Source material:
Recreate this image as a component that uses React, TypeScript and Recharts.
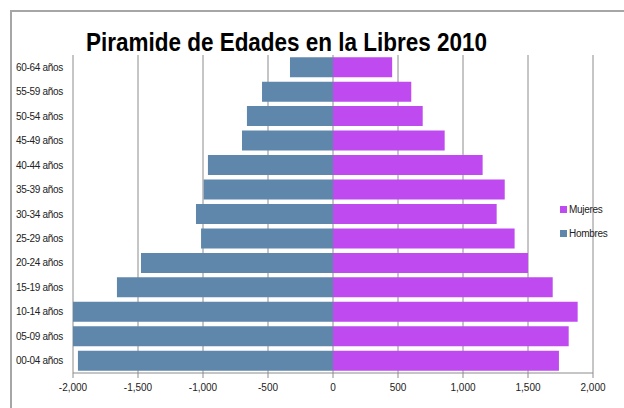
import React from 'react';
import { BarChart, Bar, XAxis, YAxis, CartesianGrid } from 'recharts';

// grupos de edad, de abajo hacia arriba
const grupos = [
  '00-04 años', '05-09 años', '10-14 años', '15-19 años', '20-24 años', '25-29 años', '30-34 años',
  '35-39 años', '40-44 años', '45-49 años', '50-54 años', '55-59 años', '60-64 años',
];
const hombres = [-1962, -2000, -2000, -1662, -1477, -1015, -1054, -995, -962, -700, -662, -546, -331];
const mujeres = [1738, 1813, 1882, 1690, 1500, 1397, 1259, 1321, 1151, 859, 690, 602, 455];
const xTicks = [-2000, -1500, -1000, -500, 0, 500, 1000, 1500, 2000];

const data = grupos.map((g, i) => ({ grupo: g, Hombres: hombres[i], Mujeres: mujeres[i] }));

const AZUL = '#5F87AB';
const MORADO = '#BE4AF0';
const FONT = '"Liberation Sans", Arial, sans-serif';

const YTick = (props: any) => {
  const { y, payload } = props;
  return (
    <text x={16} y={y} dy={3.5} fontSize={10} fontFamily={FONT} fill="#222" letterSpacing={-0.3}>
      {payload.value}
    </text>
  );
};

// leyenda: Mujeres arriba, Hombres abajo
const leyenda = [
  { name: 'Mujeres', color: MORADO },
  { name: 'Hombres', color: AZUL },
];

const LegendBox = () => (
  <div style={{ position: 'absolute', left: 560, top: 197, fontFamily: FONT, fontSize: 10, color: '#222' }}>
    {leyenda.map((it) => (
      <div key={it.name} style={{ display: 'flex', alignItems: 'center', height: 24, letterSpacing: -0.3 }}>
        <span style={{ width: 7, height: 7, background: it.color, marginRight: 2, display: 'inline-block' }} />
        {it.name}
      </div>
    ))}
  </div>
);

export default function App() {
  return (
    <div style={{ position: 'fixed', left: 0, top: 0, width: 624, height: 408, background: '#fff', overflow: 'hidden' }}>
      <div
        style={{
          position: 'absolute', left: 10, top: 10, width: 640, height: 420,
          borderLeft: '2px solid #A6A6A6', borderTop: '2px solid #A6A6A6',
        }}
      />
      <BarChart
        width={624}
        height={408}
        data={data}
        layout="vertical"
        stackOffset="sign"
        barCategoryGap="9%"
        margin={{ top: 55, right: 31, bottom: 5, left: 0 }}
      >
        <CartesianGrid horizontal={false} stroke="#8C8C8C" />
        <XAxis
          type="number"
          domain={[-2000, 2000]}
          ticks={xTicks}
          interval={0}
          height={30}
          stroke="#8C8C8C"
          tickSize={5}
          tickMargin={6}
          tickFormatter={(v: number) => v.toLocaleString('en-US')}
          tick={{ fontSize: 10, fontFamily: FONT, fill: '#222' }}
        />
        <YAxis
          type="category"
          dataKey="grupo"
          reversed
          width={73}
          axisLine={false}
          tickLine={false}
          interval={0}
          tick={<YTick />}
        />
        <Bar dataKey="Hombres" stackId="p" fill={AZUL} isAnimationActive={false} />
        <Bar dataKey="Mujeres" stackId="p" fill={MORADO} isAnimationActive={false} />
      </BarChart>
      <LegendBox />
      <svg style={{ position: 'absolute', left: 0, top: 0 }} width={624} height={60}>
        <text
          x={86}
          y={51}
          fontSize={25}
          fontWeight="bold"
          fontFamily={FONT}
          textLength={401}
          lengthAdjust="spacingAndGlyphs"
          fill="#000"
        >
          Piramide de Edades en la Libres 2010
        </text>
      </svg>
    </div>
  );
}
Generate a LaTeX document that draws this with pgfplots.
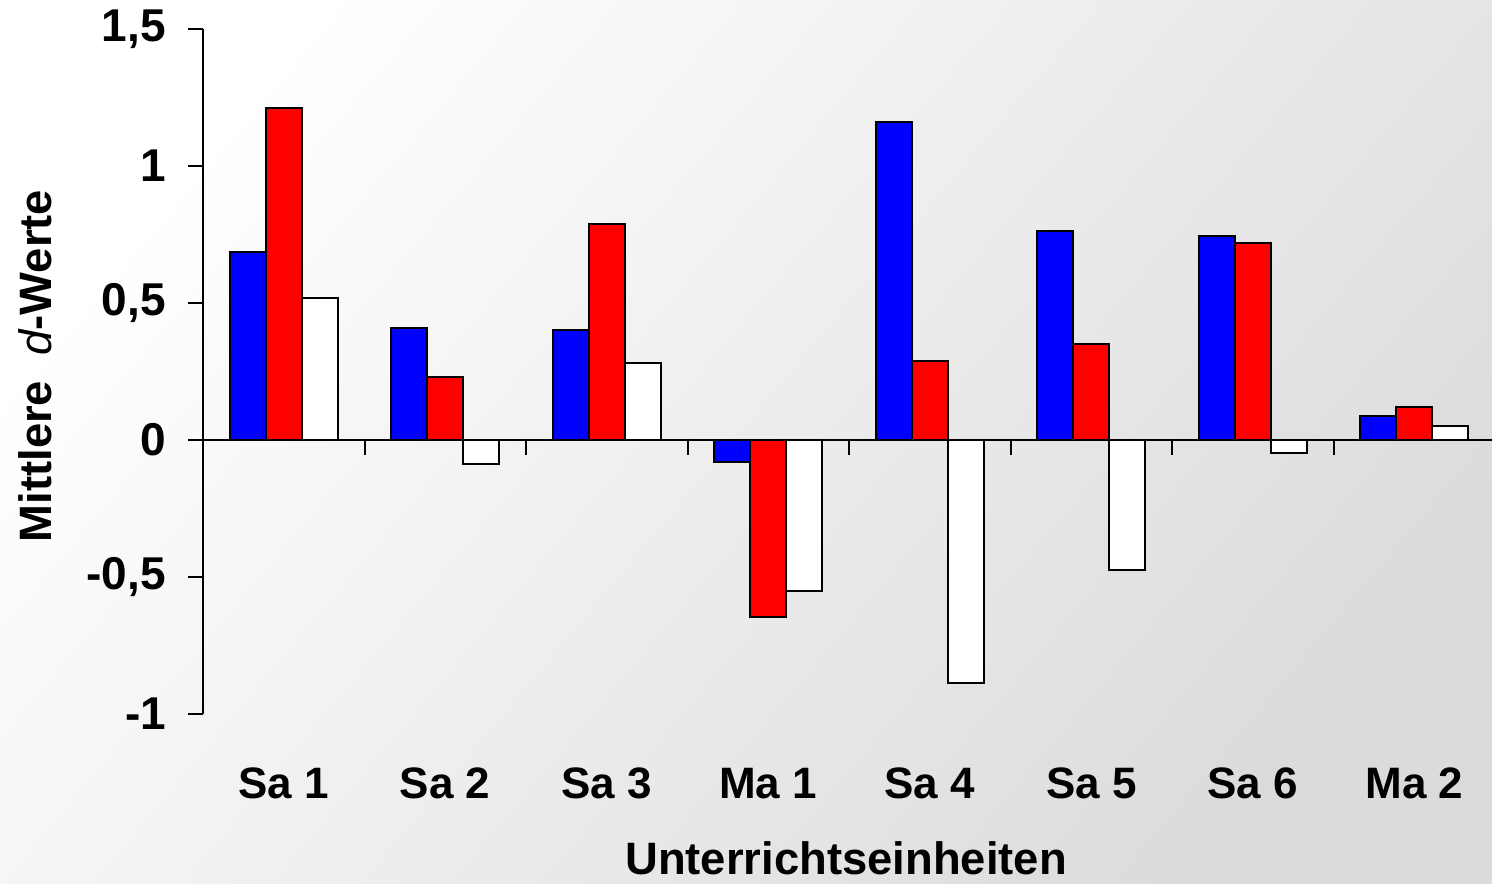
\documentclass[border=0pt]{standalone}
\usepackage{fontspec}
\setmainfont{Liberation Sans}
\usepackage{pgfplots}
\pgfplotsset{compat=1.18}
\begin{document}
\begin{tikzpicture}[x=1pt,y=1pt]
\shade[top color=white, bottom color=black!14, shading angle=50] (0,0) rectangle (746,441.5);
\path[use as bounding box] (0,0) rectangle (746,441.5);
\begin{axis}[
  at={(101.5pt,84.5pt)}, anchor=south west,
  scale only axis, width=646pt, height=342.5pt,
  clip=false,
  xmin=-0.5, xmax=7.5, ymin=-1, ymax=1.5,
  axis y line=left, axis x line=middle,
  hide obscured x ticks=false,
  axis line style={-, line width=1pt, black},
  tick style={line width=1pt, black},
  tick align=outside, major tick length=7.5pt,
  xtick={-0.5,0.5,...,7.5},
  x tick label as interval,
  xticklabels={Sa 1,Sa 2,Sa 3,Ma 1,Sa 4,Sa 5,Sa 6,Ma 2},
  xticklabel style={anchor=base, yshift=-171.5pt, font=\bfseries\fontsize{22}{26}\selectfont},
  ytick={-1,-0.5,0,0.5,1,1.5},
  yticklabels={-1,{-0,5},0,{0,5},1,{1,5}},
  yticklabel style={xshift=-7.5pt, font=\bfseries\fontsize{23}{27}\selectfont},
  xlabel={Unterrichtseinheiten},
  ylabel={Mittlere \ {\mdseries\itshape d}-Werte},
  every axis x label/.style={at={(axis description cs:0.4977,-0.211)}, anchor=center, font=\bfseries\fontsize{22.7}{26}\selectfont},
  every axis y label/.style={at={(axis description cs:-0.130,0.508)}, rotate=90, anchor=center, font=\bfseries\fontsize{22.7}{26}\selectfont},
]
\addplot[ybar, bar width=0.223, bar shift=-0.223, fill=blue, draw=black, line width=1pt] coordinates {
 (0,0.686) (1,0.41) (2,0.40) (3,-0.08) (4,1.16) (5,0.763) (6,0.745) (7,0.088)};
\addplot[ybar, bar width=0.223, bar shift=0, fill=red, draw=black, line width=1pt] coordinates {
 (0,1.21) (1,0.23) (2,0.79) (3,-0.646) (4,0.29) (5,0.35) (6,0.72) (7,0.12)};
\addplot[ybar, bar width=0.223, bar shift=0.223, fill=white, draw=black, line width=1pt] coordinates {
 (0,0.52) (1,-0.088) (2,0.28) (3,-0.55) (4,-0.887) (5,-0.474) (6,-0.047) (7,0.05)};
\end{axis}
\end{tikzpicture}
\end{document}
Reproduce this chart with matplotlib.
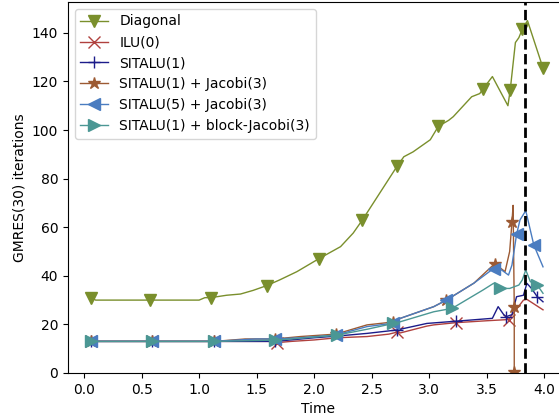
import matplotlib
matplotlib.use('Agg')
import matplotlib.pyplot as plt

# Diagonal
diag_t = [0.06, 0.10, 0.57, 1.00, 1.05, 1.10, 1.24, 1.36, 1.47, 1.59, 1.70, 1.85, 2.04, 2.23, 2.34,
          2.42, 2.57, 2.72, 2.78, 2.86, 3.01, 3.08, 3.17, 3.21, 3.37, 3.44, 3.47, 3.55, 3.685, 3.705,
          3.75, 3.78, 3.81, 3.855, 3.99]
diag_v = [31, 30, 30, 30, 31, 31, 32, 32.5, 34, 36, 38.3, 41.7, 47, 52, 57.6,
          63, 74, 85, 89, 91, 96, 101.5, 104, 105.5, 113.7, 115, 117, 122, 110, 116.5,
          136, 138, 141.5, 145, 125.5]
diag_m = [0, 2, 5, 9, 12, 15, 17, 21, 26, 29, 32, 34]

# ILU(0)
ilu_t = [0.06, 0.59, 1.13, 1.60, 1.68, 1.80, 2.00, 2.20, 2.46, 2.65, 2.72, 2.75, 2.98, 3.04, 3.23,
         3.50, 3.69, 3.82, 3.85, 3.99]
ilu_v = [13, 13, 13, 13, 12.5, 13, 13.6, 14.5, 15, 16, 16.8, 16.5, 19.3, 19.8, 20.7,
         21.5, 22, 30, 30.3, 26]
ilu_m = [0, 1, 2, 4, 10, 14, 16]

# SITALU(1)
sit1_t = [0.06, 0.59, 1.13, 1.66, 2.00, 2.20, 2.46, 2.72, 2.98, 3.23, 3.55, 3.60, 3.65, 3.67, 3.72,
          3.76, 3.82, 3.85, 3.89, 3.94, 3.99]
sit1_v = [13, 13, 13, 13, 14.5, 15.2, 16.3, 17.7, 20.4, 21.3, 22.5, 27.3, 23.9, 23.2, 24,
          31.4, 32, 36.9, 34.8, 31.4, 29.3]
sit1_m = [0, 1, 2, 3, 7, 9, 13, 19]

# SITALU(1) + Jacobi(3)
jac_t = [0.06, 0.59, 1.13, 1.40, 1.66, 1.88, 2.19, 2.46, 2.69, 2.75, 3.04, 3.15, 3.39, 3.57, 3.66,
         3.70, 3.72, 3.73, 3.74, 3.74]
jac_v = [13, 13, 13, 14, 14, 15, 16, 19.8, 21, 22.5, 27.3, 30, 37, 45, 41.7,
         50, 62, 69, 27.3, 0.5]
jac_m = [0, 1, 2, 4, 6, 8, 11, 13, 16, 18, 19]

# SITALU(5) + Jacobi(3)
sit5_t = [0.06, 0.59, 1.13, 1.49, 1.66, 1.88, 2.19, 2.46, 2.69, 2.75, 3.04, 3.15, 3.39, 3.56, 3.63,
          3.69, 3.72, 3.76, 3.79, 3.84, 3.91, 3.99]
sit5_v = [13, 13, 13, 14, 14, 14.5, 15.6, 19.1, 20.5, 22.5, 27.3, 30, 37, 43, 42.4,
          40.3, 44.4, 57, 63, 66.8, 52.7, 43.7]
sit5_m = [0, 1, 2, 4, 6, 8, 11, 13, 17, 20]

# SITALU(1) + block-Jacobi(3)
bjac_t = [0.06, 0.59, 1.13, 1.66, 1.88, 2.20, 2.46, 2.69, 2.75, 3.04, 3.20, 3.47, 3.56, 3.62, 3.70,
          3.78, 3.81, 3.84, 3.88, 3.94, 3.99]
bjac_v = [13, 13, 13, 13.5, 14.3, 15.6, 18, 20.4, 21.1, 25.2, 26.6, 34.2, 36.9, 34.8, 34.8,
          36.2, 38.3, 42.4, 37.6, 36.2, 32.8]
bjac_m = [0, 1, 2, 3, 5, 7, 10, 13, 19]

t_event = 3.83

fig = plt.figure(figsize=(5.59, 4.19), dpi=100)
ax = fig.add_axes([0.1216, 0.1098, 0.893, 0.8855])

ax.plot(diag_t, diag_v, color='#7a8f2c', marker='v', markersize=9, markevery=diag_m, lw=1.0, label='Diagonal')
ax.plot(ilu_t, ilu_v, color='#b0413e', marker='x', markersize=8, markevery=ilu_m, lw=1.0, label='ILU(0)')
ax.plot(sit1_t, sit1_v, color='#1c1c8a', marker='+', markersize=9, markevery=sit1_m, lw=1.0, label='SITALU(1)')
ax.plot(jac_t, jac_v, color='#9c5a33', marker='*', markersize=9, markevery=jac_m, lw=1.0, label='SITALU(1) + Jacobi(3)')
ax.plot(sit5_t, sit5_v, color='#4a7cc0', marker='<', markersize=9, markevery=sit5_m, lw=1.0, label='SITALU(5) + Jacobi(3)')
ax.plot(bjac_t, bjac_v, color='#4b9794', marker='>', markersize=9, markevery=bjac_m, lw=1.0, label='SITALU(1) + block-Jacobi(3)')

ax.axvline(t_event, color='black', linestyle='--', linewidth=2)

ax.set_xlim(-0.14, 4.2)
ax.set_ylim(0, 152.7)
ax.set_xticks([0.0, 0.5, 1.0, 1.5, 2.0, 2.5, 3.0, 3.5, 4.0])
ax.set_yticks([0, 20, 40, 60, 80, 100, 120, 140])
ax.set_xlabel('Time')
ax.set_ylabel('GMRES(30) iterations')
ax.legend(loc='upper left')

plt.savefig('out.png')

Task prompt: Write out every line from the entries where "matplotlib" appears.

Task solution:
Reproduce this chart with matplotlib.
import matplotlib
matplotlib.use('Agg')
import matplotlib.pyplot as plt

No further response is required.